_Provided material_
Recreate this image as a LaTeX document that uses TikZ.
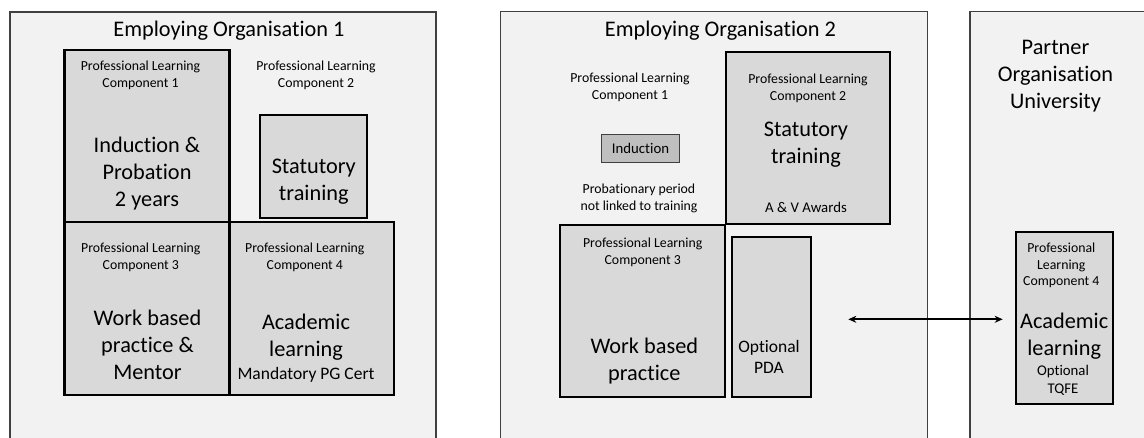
\documentclass[tikz,border=0pt]{standalone}
\usepackage{fontspec}
\setmainfont{Carlito}[Ligatures={NoCommon,NoRare,NoDiscretionary}]
\usetikzlibrary{arrows.meta}

\definecolor{orgfill}{HTML}{F2F2F2}
\definecolor{boxfill}{HTML}{D9D9D9}
\definecolor{indfill}{HTML}{BFBFBF}
\definecolor{edgegrey}{HTML}{404040}

\newcommand\bigtxt{\fontsize{22.3}{27}\selectfont}
\newcommand\midtxt{\fontsize{17.5}{21}\selectfont}
\newcommand\subtxt{\fontsize{14.8}{17.8}\selectfont}
\newcommand\smalltxt{\fontsize{13.8}{16.8}\selectfont}

\begin{document}
\begin{tikzpicture}
      [%%%%%%%%%%%%%%%%%%%%%%%%%%%%%%
      x=1pt,y=-1pt,
      org/.style={rectangle,draw=edgegrey,fill=orgfill,line width=1.3pt,
        inner sep=0pt,outer sep=0pt,anchor=north west},
      box/.style={rectangle,draw=black,fill=boxfill,line width=2.2pt,inner sep=0pt},
      indbox/.style={rectangle,draw=edgegrey,fill=indfill,line width=1.2pt,inner sep=0pt},
      lbl/.style={align=center,inner sep=0pt,font=\smalltxt},
      big/.style={align=center,inner sep=0pt,font=\bigtxt},
      mid/.style={align=center,inner sep=0pt,font=\midtxt},
      sub/.style={align=center,inner sep=0pt,font=\subtxt},
      link/.style={{Stealth[length=8pt,width=7pt]}-{Stealth[length=8pt,width=7pt]},line width=2pt},
      ]%%%%%%%%%%%%%%%%%%%%%%%%%%%%%%

      \useasboundingbox (0,0) rectangle (1144,437);
      \clip (0,0) rectangle (1144,437);
      \fill[white] (0,0) rectangle (1144,437);

      % the three organisations
      \node[org,minimum width=426,minimum height=460] (org1) at (10,12){};
      \node[org,minimum width=426.6,minimum height=460] (org2) at (500.7,11.7){};
      \node[org,minimum width=200,minimum height=460] (partner) at (970,11.7){};

      \node[big] (org1title) at (229,31){Employing Organisation 1};
      \node[big] (org2title) at (720.5,31){Employing Organisation 2};
      \node[big] (partnertitle) at (1055.5,76){Partner\\Organisation\\University};

      % organisation 1
      \node[box,minimum width=165,minimum height=172] (plc1) at (147,136){};
      \node[box,minimum width=106.7,minimum height=103] (stat1) at (313.3,166.5){};
      \node[box,minimum width=165,minimum height=173] (plc3) at (147,308.5){};
      \node[box,minimum width=164.3,minimum height=173] (plc4) at (311.8,308.5){};

      \node[lbl] (plc1lbl) at (140.5,75){Professional Learning\\Component 1};
      \node[lbl] (plc2lbl) at (316,75){Professional Learning\\Component 2};
      \node[big] (induct1) at (147,174){Induction \&\\Probation\\2 years};
      \node[big] (stat1txt) at (313.8,182){Statutory\\training};
      \node[lbl] (plc3lbl) at (140.8,257.5){Professional Learning\\Component 3};
      \node[big] (work1) at (147.5,345){Work based\\practice \&\\Mentor};
      \node[lbl] (plc4lbl) at (304.8,257.5){Professional Learning\\Component 4};
      \node[big] (acad1) at (306,337.5){Academic\\learning};
      \node[mid] (pgcert) at (306,375){Mandatory PG Cert};

      % organisation 2
      \node[box,minimum width=164.6,minimum height=172.6] (stat2) at (808,138){};
      \node[box,minimum width=164.7,minimum height=172.3] (plc23) at (642.7,310.8){};
      \node[box,minimum width=79.3,minimum height=159.7] (pda) at (771.3,317.2){};
      \node[indbox,minimum width=78.4,minimum height=27.6] (induct2) at (640.5,148.5){};

      \node[lbl] (plc21lbl) at (630,87.5){Professional Learning\\Component 1};
      \node[sub] (induct2txt) at (640.5,148.5){Induction};
      \node[lbl] (probation) at (639,198.3){Probationary period\\not linked to training};
      \node[lbl] (plc22lbl) at (808,88.5){Professional Learning\\Component 2};
      \node[big] (stat2txt) at (806,144.5){Statutory\\training};
      \node[sub] (awards) at (806,207){A \& V Awards};
      \node[lbl] (plc23lbl) at (642.7,252){Professional Learning\\Component 3};
      \node[big] (work2) at (644.3,361.3){Work based\\practice};
      \node[mid] (pdatxt) at (769,357){Optional\\PDA};

      % partner organisation
      \node[box,minimum width=97.6,minimum height=172] (plc24) at (1064.5,317.7){};
      \node[lbl] (plc24lbl) at (1061.3,265.5){Professional\\Learning\\Component 4};
      \node[big] (acad2) at (1064.2,335.8){Academic\\learning};
      \node[sub] (tqfe) at (1063,380.5){Optional\\TQFE};

      \coordinate (linkleft) at (848.3,319.3);
      \coordinate (linkright) at (1002.7,319.3);
      \draw[link] (linkleft) -- (linkright);
    \end{tikzpicture}
\end{document}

_Required task_
Take the listing above and restate it word for word, without its pictures.

_Response to the task_
Recreate this image as a LaTeX document that uses TikZ.
\documentclass[tikz,border=0pt]{standalone}
\usepackage{fontspec}
\setmainfont{Carlito}[Ligatures={NoCommon,NoRare,NoDiscretionary}]
\usetikzlibrary{arrows.meta}

\definecolor{orgfill}{HTML}{F2F2F2}
\definecolor{boxfill}{HTML}{D9D9D9}
\definecolor{indfill}{HTML}{BFBFBF}
\definecolor{edgegrey}{HTML}{404040}

\newcommand\bigtxt{\fontsize{22.3}{27}\selectfont}
\newcommand\midtxt{\fontsize{17.5}{21}\selectfont}
\newcommand\subtxt{\fontsize{14.8}{17.8}\selectfont}
\newcommand\smalltxt{\fontsize{13.8}{16.8}\selectfont}

\begin{document}
\begin{tikzpicture}
      [%%%%%%%%%%%%%%%%%%%%%%%%%%%%%%
      x=1pt,y=-1pt,
      org/.style={rectangle,draw=edgegrey,fill=orgfill,line width=1.3pt,
        inner sep=0pt,outer sep=0pt,anchor=north west},
      box/.style={rectangle,draw=black,fill=boxfill,line width=2.2pt,inner sep=0pt},
      indbox/.style={rectangle,draw=edgegrey,fill=indfill,line width=1.2pt,inner sep=0pt},
      lbl/.style={align=center,inner sep=0pt,font=\smalltxt},
      big/.style={align=center,inner sep=0pt,font=\bigtxt},
      mid/.style={align=center,inner sep=0pt,font=\midtxt},
      sub/.style={align=center,inner sep=0pt,font=\subtxt},
      link/.style={{Stealth[length=8pt,width=7pt]}-{Stealth[length=8pt,width=7pt]},line width=2pt},
      ]%%%%%%%%%%%%%%%%%%%%%%%%%%%%%%

      \useasboundingbox (0,0) rectangle (1144,437);
      \clip (0,0) rectangle (1144,437);
      \fill[white] (0,0) rectangle (1144,437);

      % the three organisations
      \node[org,minimum width=426,minimum height=460] (org1) at (10,12){};
      \node[org,minimum width=426.6,minimum height=460] (org2) at (500.7,11.7){};
      \node[org,minimum width=200,minimum height=460] (partner) at (970,11.7){};

      \node[big] (org1title) at (229,31){Employing Organisation 1};
      \node[big] (org2title) at (720.5,31){Employing Organisation 2};
      \node[big] (partnertitle) at (1055.5,76){Partner\\Organisation\\University};

      % organisation 1
      \node[box,minimum width=165,minimum height=172] (plc1) at (147,136){};
      \node[box,minimum width=106.7,minimum height=103] (stat1) at (313.3,166.5){};
      \node[box,minimum width=165,minimum height=173] (plc3) at (147,308.5){};
      \node[box,minimum width=164.3,minimum height=173] (plc4) at (311.8,308.5){};

      \node[lbl] (plc1lbl) at (140.5,75){Professional Learning\\Component 1};
      \node[lbl] (plc2lbl) at (316,75){Professional Learning\\Component 2};
      \node[big] (induct1) at (147,174){Induction \&\\Probation\\2 years};
      \node[big] (stat1txt) at (313.8,182){Statutory\\training};
      \node[lbl] (plc3lbl) at (140.8,257.5){Professional Learning\\Component 3};
      \node[big] (work1) at (147.5,345){Work based\\practice \&\\Mentor};
      \node[lbl] (plc4lbl) at (304.8,257.5){Professional Learning\\Component 4};
      \node[big] (acad1) at (306,337.5){Academic\\learning};
      \node[mid] (pgcert) at (306,375){Mandatory PG Cert};

      % organisation 2
      \node[box,minimum width=164.6,minimum height=172.6] (stat2) at (808,138){};
      \node[box,minimum width=164.7,minimum height=172.3] (plc23) at (642.7,310.8){};
      \node[box,minimum width=79.3,minimum height=159.7] (pda) at (771.3,317.2){};
      \node[indbox,minimum width=78.4,minimum height=27.6] (induct2) at (640.5,148.5){};

      \node[lbl] (plc21lbl) at (630,87.5){Professional Learning\\Component 1};
      \node[sub] (induct2txt) at (640.5,148.5){Induction};
      \node[lbl] (probation) at (639,198.3){Probationary period\\not linked to training};
      \node[lbl] (plc22lbl) at (808,88.5){Professional Learning\\Component 2};
      \node[big] (stat2txt) at (806,144.5){Statutory\\training};
      \node[sub] (awards) at (806,207){A \& V Awards};
      \node[lbl] (plc23lbl) at (642.7,252){Professional Learning\\Component 3};
      \node[big] (work2) at (644.3,361.3){Work based\\practice};
      \node[mid] (pdatxt) at (769,357){Optional\\PDA};

      % partner organisation
      \node[box,minimum width=97.6,minimum height=172] (plc24) at (1064.5,317.7){};
      \node[lbl] (plc24lbl) at (1061.3,265.5){Professional\\Learning\\Component 4};
      \node[big] (acad2) at (1064.2,335.8){Academic\\learning};
      \node[sub] (tqfe) at (1063,380.5){Optional\\TQFE};

      \coordinate (linkleft) at (848.3,319.3);
      \coordinate (linkright) at (1002.7,319.3);
      \draw[link] (linkleft) -- (linkright);
    \end{tikzpicture}
\end{document}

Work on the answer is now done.